In 2013, the Social Welfare Department began accepting applications for OAA from Hong Kong residents who lived in Guangdong. However, receipt of payments continued to require an account at a Hong Kong bank, which proved difficult for some recipients whose banks told them they could not maintain an account without a Hong Kong address.

==Means testing==
Recipients of Normal Old Age Allowance between 65 and 69 have long been required to meet a means test; however, attempts to introduce a broader means test as a trade-off for increasing the OAA have proven politically controversial. In 2008, when the OAA was HK$625 per month, Chief Executive Donald Tsang faced calls to raise the allowance to at least HK$1,000 per month, and proposed a means test in response. However, public opinion was strongly against such a means test, with some elderly recipients saying they would prefer the continuation of lower payments instead; they saw the payments as too small to constitute a living allowance in either case, and thought of them simply as a "token of appreciation" for their decades of contributions to Hong Kong society. Eventually, Tsang was forced to withdraw his proposal for a means test.

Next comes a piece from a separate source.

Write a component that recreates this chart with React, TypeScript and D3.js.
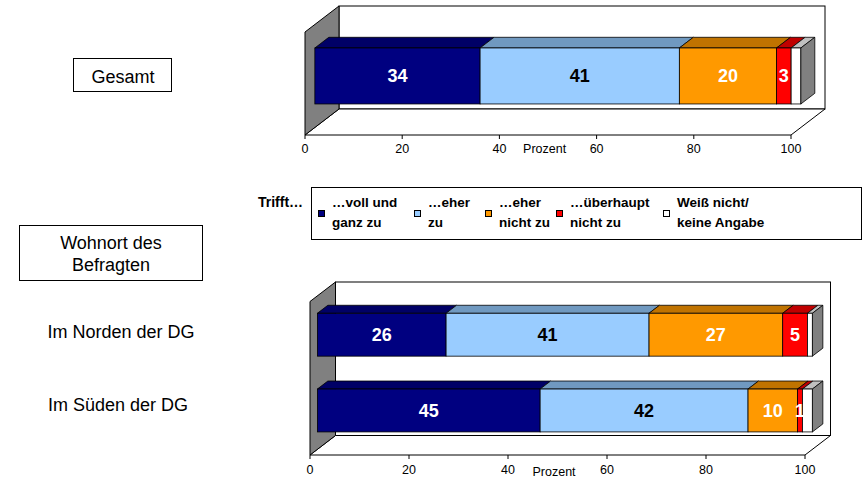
import { useEffect, useRef } from "react";
import * as d3 from "d3";

// answer categories (legend order = stacking order)
const categories = ["…voll und ganz zu", "…eher zu", "…eher nicht zu", "…überhaupt nicht zu", "Weiß nicht/keine Angabe"];
const legendLines = [
  ["…voll und", "ganz zu"],
  ["…eher", "zu"],
  ["…eher", "nicht zu"],
  ["…überhaupt", "nicht zu"],
  ["Weiß nicht/", "keine Angabe"],
];
const gesamtValues = [34, 41, 20, 3, 2];
const rowLabels = ["Im Norden der DG", "Im Süden der DG"];
const nordValues = [26, 41, 27, 5, 1];
const suedValues = [45, 42, 10, 1, 2];
const xTicks = [0, 20, 40, 60, 80, 100];

const frontColors = ["#000080", "#99CCFF", "#FF9900", "#FF0000", "#FFFFFF"];
const topColors = ["#000066", "#7099C0", "#C07300", "#C00000", "#C0C0C0"];
const labelColors = ["#fff", "#000", "#fff", "#fff", "#000"];

const FONT = "'Liberation Sans', Arial, sans-serif";

interface Panel {
  x0: number;
  x1: number;
  floor: number;
  top: number;
  dx: number;
  dy: number;
  rows: string[];
  values: number[][];
  padInner: number;
  padOuter: number;
  labelY: number;
  axisLabelY: number;
}

function drawPanel(svg: d3.Selection<SVGSVGElement, unknown, null, undefined>, p: Panel) {
  const g = svg.append("g");
  const x = d3.scaleLinear().domain([0, 100]).range([p.x0, p.x1]);
  const gap = 0.29;
  const depth = 0.41;

  // back wall
  g.append("rect")
    .attr("x", p.x0 + p.dx)
    .attr("y", p.top + p.dy)
    .attr("width", p.x1 - p.x0)
    .attr("height", p.floor - p.top)
    .attr("fill", "#fff")
    .attr("stroke", "#000");

  // floor
  g.append("polygon")
    .attr(
      "points",
      [
        [p.x0, p.floor],
        [p.x1, p.floor],
        [p.x1 + p.dx, p.floor + p.dy],
        [p.x0 + p.dx, p.floor + p.dy],
      ].join(" ")
    )
    .attr("fill", "#fff")
    .attr("stroke", "#000");

  // left side wall
  g.append("polygon")
    .attr(
      "points",
      [
        [p.x0, p.top],
        [p.x0 + p.dx, p.top + p.dy],
        [p.x0 + p.dx, p.floor + p.dy],
        [p.x0, p.floor],
      ].join(" ")
    )
    .attr("fill", "#808080")
    .attr("stroke", "#000");

  // ticks + labels
  xTicks.forEach((t) => {
    g.append("line")
      .attr("x1", x(t))
      .attr("x2", x(t))
      .attr("y1", p.floor)
      .attr("y2", p.floor + 4)
      .attr("stroke", "#000");
    g.append("text")
      .attr("x", x(t))
      .attr("y", p.labelY)
      .attr("text-anchor", "middle")
      .attr("font-size", 12.5)
      .attr("font-family", FONT)
      .text(t);
  });
  g.append("text")
    .attr("x", x(49.3))
    .attr("y", p.axisLabelY)
    .attr("text-anchor", "middle")
    .attr("font-size", 12.5)
    .attr("font-family", FONT)
    .text("Prozent");

  // bars
  const ox = gap * p.dx;
  const oy = gap * p.dy;
  const bx = depth * p.dx;
  const by = depth * p.dy;
  const y = d3
    .scaleBand<string>()
    .domain(p.rows)
    .range([p.top + oy, p.floor + oy])
    .paddingInner(p.padInner)
    .paddingOuter(p.padOuter);

  p.rows.forEach((row, ri) => {
    const vals = p.values[ri];
    const stack = d3.cumsum(vals);
    const y0 = y(row) ?? 0;
    const bh = y.bandwidth();
    vals.forEach((v, i) => {
      const a = x(stack[i] - v) + ox;
      const b = x(stack[i]) + ox;
      // top face
      g.append("polygon")
        .attr(
          "points",
          [
            [a, y0],
            [b, y0],
            [b + bx, y0 + by],
            [a + bx, y0 + by],
          ].join(" ")
        )
        .attr("fill", topColors[i])
        .attr("stroke", "#000")
        .attr("stroke-width", 0.8);
      g.append("rect")
        .attr("x", a)
        .attr("y", y0)
        .attr("width", b - a)
        .attr("height", bh)
        .attr("fill", frontColors[i])
        .attr("stroke", "#000")
        .attr("stroke-width", 0.8);
      if (i === vals.length - 1) {
        g.append("polygon")
          .attr(
            "points",
            [
              [b, y0],
              [b + bx, y0 + by],
              [b + bx, y0 + by + bh],
              [b, y0 + bh],
            ].join(" ")
          )
          .attr("fill", "#808080")
          .attr("stroke", "#000")
          .attr("stroke-width", 0.8);
      }
    });
    vals.forEach((v, i) => {
      if (i === vals.length - 1) return;
      const a = x(stack[i] - v) + ox;
      const b = x(stack[i]) + ox;
      g.append("text")
        .attr("x", (a + b) / 2)
        .attr("y", y0 + bh / 2 + 6.5)
        .attr("text-anchor", "middle")
        .attr("font-size", 18)
        .attr("font-weight", "bold")
        .attr("font-family", FONT)
        .attr("fill", labelColors[i])
        .text(v);
    });
  });
}

export default function App() {
  const ref = useRef<SVGSVGElement | null>(null);

  useEffect(() => {
    const svg = d3.select(ref.current as SVGSVGElement);
    svg.selectAll("*").remove();

    drawPanel(svg, {
      x0: 305,
      x1: 791,
      floor: 135,
      top: 32,
      dx: 34,
      dy: -26,
      rows: ["Gesamt"],
      values: [gesamtValues],
      padInner: 0.2956,
      padOuter: 0.2956,
      labelY: 153,
      axisLabelY: 153,
    });

    drawPanel(svg, {
      x0: 310,
      x1: 805,
      floor: 455,
      top: 301.5,
      dx: 25.5,
      dy: -19.5,
      rows: rowLabels,
      values: [nordValues, suedValues],
      padInner: 0.434,
      padOuter: 0.23,
      labelY: 474,
      axisLabelY: 476,
    });

    // legend
    const lg = svg.append("g");
    lg.append("text")
      .attr("x", 258)
      .attr("y", 207)
      .attr("font-size", 14)
      .attr("font-weight", "bold")
      .attr("font-family", FONT)
      .text("Trifft…");
    lg.append("rect")
      .attr("x", 311.5)
      .attr("y", 187.5)
      .attr("width", 550)
      .attr("height", 52)
      .attr("fill", "#fff")
      .attr("stroke", "#000");
    const sqX = [318, 414, 485, 556, 663];
    categories.forEach((c, i) => {
      lg.append("rect")
        .attr("x", sqX[i] + 0.5)
        .attr("y", 210.5)
        .attr("width", 6)
        .attr("height", 6)
        .attr("fill", frontColors[i])
        .attr("stroke", "#000");
      const t = lg
        .append("text")
        .attr("font-size", 13.5)
        .attr("font-weight", "bold")
        .attr("font-family", FONT);
      legendLines[i].forEach((ln, li) => {
        t.append("tspan")
          .attr("x", sqX[i] + 14)
          .attr("y", 207 + li * 20)
          .text(ln);
      });
      t.append("title").text(c);
    });

    // left labels
    const left = svg.append("g").attr("font-family", FONT).attr("font-size", 18);
    left.append("rect")
      .attr("x", 73.5)
      .attr("y", 58.5)
      .attr("width", 98)
      .attr("height", 33)
      .attr("fill", "#fff")
      .attr("stroke", "#000");
    left.append("text").attr("x", 123).attr("y", 83).attr("text-anchor", "middle").text("Gesamt");
    left.append("rect")
      .attr("x", 19.5)
      .attr("y", 225.5)
      .attr("width", 183)
      .attr("height", 55)
      .attr("fill", "#fff")
      .attr("stroke", "#000");
    left.append("text").attr("x", 111).attr("y", 249).attr("text-anchor", "middle").text("Wohnort des");
    left.append("text").attr("x", 111).attr("y", 271).attr("text-anchor", "middle").text("Befragten");
    left.append("text").attr("x", 121).attr("y", 338).attr("text-anchor", "middle").text(rowLabels[0]);
    left.append("text").attr("x", 118).attr("y", 411).attr("text-anchor", "middle").text(rowLabels[1]);
  }, []);

  return (
    <svg
      ref={ref}
      width={864}
      height={481}
      style={{ position: "absolute", left: 0, top: 0, background: "#fff" }}
    />
  );
}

In July 2012, Chief Executive C. Y. Leung announced the new Old Age Living Allowance, which would provide monthly payments of HK$2,200, roughly double the existing OAA, to applicants who met a means test. By June 2013, three months after the OALA scheme had begun, there were more than 310,000 recipients, mostly former NOAA recipients between the ages of 65 and 69 who had been automatically converted to the new OALA scheme.